Hi Ben - so did you hear it ? What did you think?
Impressed. Very impressed. I've heard clips before like the coloratura
soprano aria for the chief of secret police (see youtube...) but to
hear the whole thing was impressive. Also very frustrating as the
music seems to fit the action so well like a Tom and Jerry cartoon and
just to hear it is not enough.
Musically it makes its own universe, all the Ligeti techniques - even
the wash of sound that we know and love from Atmospheres - are there.

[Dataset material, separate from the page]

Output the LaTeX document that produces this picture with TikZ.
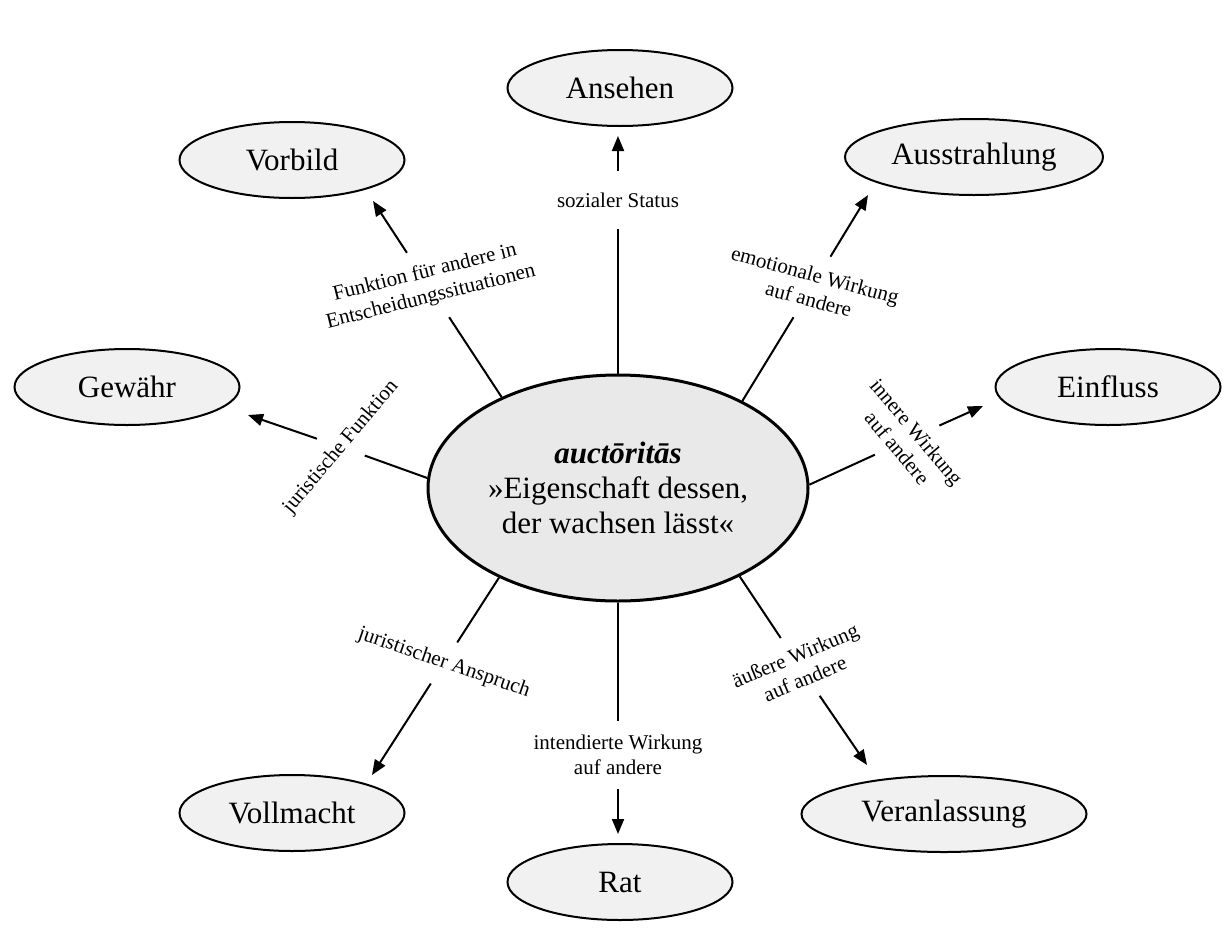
\documentclass[tikz,border=0pt]{standalone}
\usepackage{fontspec}
\setmainfont{Liberation Serif}
\usetikzlibrary{shapes.geometric,arrows.meta}
\begin{document}
\begin{tikzpicture}[x=1pt,y=1pt]
\tikzstyle{every node}+=[inner sep=0pt]
\tikzstyle{begriff}=[ellipse,draw=black,line width=2pt,fill=gray!11,minimum width=225pt,minimum height=76pt,font=\fontsize{31}{35}\selectfont]
\tikzstyle{kern}=[ellipse,draw=black,line width=3pt,fill=gray!17,minimum width=380pt,minimum height=226pt,align=center,font=\fontsize{31}{35}\selectfont]
\tikzstyle{bezug}=[inner sep=14pt,align=center,font=\fontsize{21}{25}\selectfont]
\tikzstyle{strich}=[black,line width=2pt]
\tikzstyle{pfeil}=[strich,-{Triangle[length=15pt,width=12pt]}]
\useasboundingbox (0,0) rectangle (1223,-945);
\draw (618,-488) node[kern] (auc) {\textbf{\textit{auctōritās}}\\»Eigenschaft dessen,\\der wachsen lässt«};
\draw (620,-88) node[begriff] (ansehen) {Ansehen};
\draw (292,-160) node[begriff] (vorbild) {Vorbild};
\draw (974,-157) node[begriff,minimum width=258pt] (ausstr) {Ausstrahlung};
\draw (127,-387) node[begriff] (gewaehr) {Gewähr};
\draw (1108,-387) node[begriff] (einfluss) {Einfluss};
\draw (292,-813) node[begriff] (vollm) {Vollmacht};
\draw (620,-882) node[begriff] (rat) {Rat};
\draw (944,-814) node[begriff,minimum width=285pt] (veranl) {Veranlassung};
% labels on the connectors
\draw (618,-200) node[bezug,inner ysep=21pt] (lAnsehen) {sozialer Status};
\draw (428,-285) node[bezug,rotate=14] (lVorbild) {Funktion für andere in\\Entscheidungssituationen};
\draw (812,-287) node[bezug,rotate=-15] (lAusstr) {emotionale Wirkung\\auf andere};
\draw (341,-447) node[bezug,rotate=50] (lGewaehr) {juristische Funktion};
\draw (907,-440) node[bezug,rotate=-50] (lEinfluss) {innere Wirkung\\auf andere};
\draw (444,-663) node[bezug,rotate=-19] (lVollm) {juristischer Anspruch};
\draw (618,-755) node[bezug] (lRat) {intendierte Wirkung\\auf andere};
\draw (800,-667) node[bezug,rotate=23] (lVeranl) {äußere Wirkung\\auf andere};
% arrow tips
\coordinate (tAnsehen) at (618,-136);
\coordinate (tVorbild) at (373,-201);
\coordinate (tAusstr) at (868,-195);
\coordinate (tGewaehr) at (248,-415);
\coordinate (tEinfluss) at (983,-406);
\coordinate (tVollm) at (372,-775);
\coordinate (tRat) at (618,-834);
\coordinate (tVeranl) at (867,-765);
\draw[strich] (auc.90) -- (lAnsehen);
\draw[pfeil] (lAnsehen) -- (tAnsehen);
\draw[strich] (auc.142) -- (lVorbild);
\draw[pfeil] (lVorbild) -- (tVorbild);
\draw[strich] (auc.35) -- (lAusstr);
\draw[pfeil] (lAusstr) -- (tAusstr);
\draw[strich] (auc.177) -- (lGewaehr);
\draw[pfeil] (lGewaehr) -- (tGewaehr);
\draw[strich] (auc.1) -- (lEinfluss);
\draw[pfeil] (lEinfluss) -- (tEinfluss);
\draw[strich] (auc.217) -- (lVollm);
\draw[pfeil] (lVollm) -- (tVollm);
\draw[strich] (auc.270) -- (lRat);
\draw[pfeil] (lRat) -- (tRat);
\draw[strich] (auc.324) -- (lVeranl);
\draw[pfeil] (lVeranl) -- (tVeranl);
\end{tikzpicture}
\end{document}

Moments of real textural/melodic beauty and then shattered by comic
book silliness. Just like life.
I've been a fan of theatre of the absurd since I was a teenager and
this fitted right in with that. Takes you into the dark and shows you
the absurdity of it all. And then a happy ending, the apocalypse
doesn't happen (it would have been some kind of solution...)
Anyone else?
ben
This was a recording of the co-production when it was at La Monnaie, wasn't
it? I saw the same production when it came to ENO recently.
Of the three stagings I've seen I'd say this one (by Fura dels Baus) was by
far and away the best. It certainly eradicated memories of the first
lacklustre ENO staging in the 1980s by Elija Moshinsky. Indeed, I think this
production sold out in London largely on the basis of people's interest in
the Fura's eschatological staging. There are clips of it on YouTube. Though
I doubt these include the final video of a woman taking a dump and pulling
the toilet chain! Entirely in the spirit of the piece though I am not sure
that the ever fussy Ligeti would have approved. It got a nervous laugh from
the audience at the end of the opera, which I suppose is how it should be.
I thought the singing was respectable but Nekrotzar didn't quite have enough
gravitas and the Chief of Police, though game enough, didn't really give you
that frisson that you expect from this fiendishly difficult coloratura part.
And I couldn't make out Piet the Pot's English half the time.
I think it's a pity that recent productions have all been sung in English,
as it sounds and works so much better in the original German, in my view.
Ligeti inititally stipulated that it should be sung in the host country's
language but he seems to have subsequently changed his mind and asked for it
be sung for preference in English. I didn't hear the BBC transmission but I
assume the Brussels production was in English too.
I also think it's a pity that Ligeti revised the final passacaglia to turn
it from triumphant to bleak. Both the available recordings are of the
revised version.
I've always been very fond of this piece but for the first time I found it
dragging, especially during the third scene. And I say this as someone who
also warms to the Theatre of the Absurd, as old-fashioned as that's now
deemed to be. The music seems to be trying too hard to inject madcap energy
into an otherwise thin idea. I found myself reluctantly seeing Roger
Scruton's criticism of the piece, to the effect that the frenetic activity
in the orchestra pit frustratingly forbids any kind of identification with
the characters and the action. While you might say that's precisely the
point Ligeti intended, sustaining that point over an entire evening is
perhaps not realistic. I tend to find myself going back to the 60-minute
'Scenes and Interludes' version that Ligeti created, and which he took out
of circulation when the full length opera started to get more productions
internationally. This was available in vinyl on WERGO in an excellent
recording, which also has the original ending.